Greyhound has closed down its UK office to cut costs, but various British agents, including STA Travel (08701 606 070, www.statravel.co.uk), sell tickets and passes. Alternatively, you can find out all you need to know about the Dog - route maps, passes and schedules - on the excellent website www.greyhound.com. Telephone enquiries can be made on 001 402 330 8552, or within the US for free on 1 800 229 9424. The phones are unstaffed between 3am and 5am central time (9pm to 11pm, British time). If you prefer to fix things as you go along, you'll find the best thing about Greyhound is the sheer simplicity of it all. Just line up and buy a ticket, check your bags and get on. There are no ticket or seat reservations on Greyhound. On the other hand, there's usually plenty of room, and the company is good about running extra buses when a scheduled service fills up.

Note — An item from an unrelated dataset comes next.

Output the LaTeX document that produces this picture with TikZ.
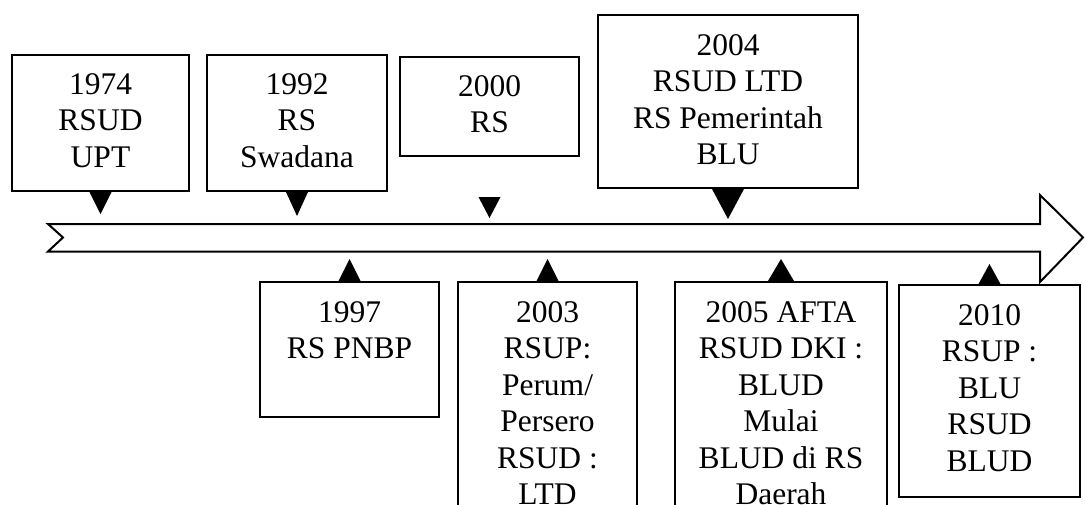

Greyhound fares run about 10 cents a mile: $46 (£30), for example, for the 10-hour one-way ride beside the Mississippi from Memphis to New Orleans. For distances longer than 900 miles, you may get a better deal on a low-cost airline, such as Southwest, AirTran or jetBlue.

The big bus deal for foreign travellers, though, is the International Ameripass, allowing unlimited travel for periods of four to 60 days. The cheapest is $140 (£93), the most expensive $519 (£176). You can make Greyhound Lines Inc heartily sorry it ever sold you one of these. For periods of three weeks (priced at $339/£226) or more, it is easy to wring three or four times the value out of it.

A wide range of other passes and discounts is available. Some of them are regional, some work in Canada and Mexico, and on Greyhound's 56 affiliated North American lines.